One of the most striking features of price action following the U.S. President’s remarks last Monday was the simultaneous drop in both the U.S. Dollar and Gold. This move raised eyebrows across trading floors, as it directly contradicts the traditional inverse correlation between the two assets.

Breaking the Rule: When the “Inverse” Fails

Under normal market conditions, the Dollar and Gold move in opposite directions. However, this bond is typically severed under two specific emotional extremes:

The Panic Surge: Both rise together during periods of acute geopolitical terror as investors scramble for “Safe Haven” protection.

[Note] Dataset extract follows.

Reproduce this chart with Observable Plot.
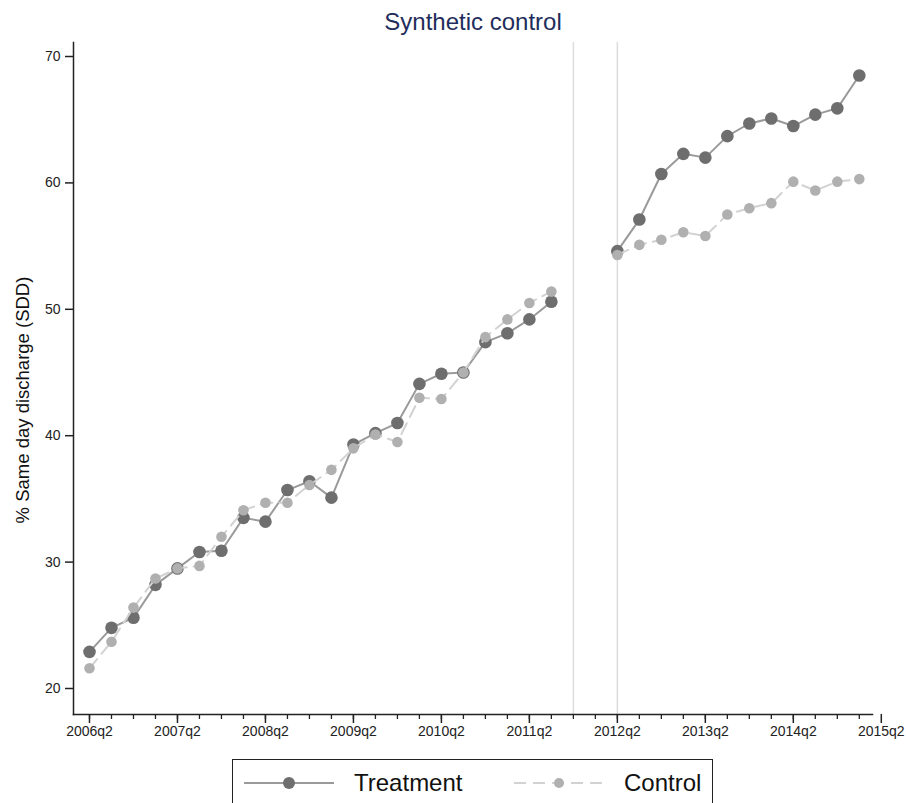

The Optimism Slump: Both fall together when a wave of extreme “Risk-On” sentiment sweeps the market, rendering defensive assets unnecessary.

The “Trump Effect” and the Hunger for Positivity

Monday’s synchronized decline was driven by a market starved for good news. Despite the underlying tensions, investors seized upon the President’s comments as a catalyst for a relief rally:

The Negotiation Extension: The decision to extend the deadline for Iran to return to the negotiating table was viewed as a diplomatic “breathing room.”

Risk Appetite Returns: Even a sliver of perceived positivity was enough to trigger a mass exit from safe havens, leading to the simultaneous sell-off of both the Greenback and the Yellow Metal.

The Tuesday Reversal: Fear Returns in Tandem


The relief was short-lived. By Tuesday, the narrative shifted back toward escalation, causing another rare phenomenon: the simultaneous rise of both assets.

The Credibility Gap: Tehran’s firm denial of any peace talks with Washington shattered the Monday “optimism.”

The Flight to Safety: As the threat of renewed conflict loomed, the market reverted to a defensive crouch. This created a “crush” for liquidity, where investors bought the Dollar for its stability and Gold as a hedge against war.

The Verdict: A Market Driven by “Tail Risks”


The current environment proves that traditional correlations are being overridden by geopolitical headlines. In a “normal” market, a stronger dollar makes gold more expensive for foreign buyers, pushing its price down. But in a “war-risk” market, the rules change:

Liquidity vs. Protection: Investors are no longer choosing between the Dollar and Gold; they are buying both to insulate themselves from unpredictable political shifts.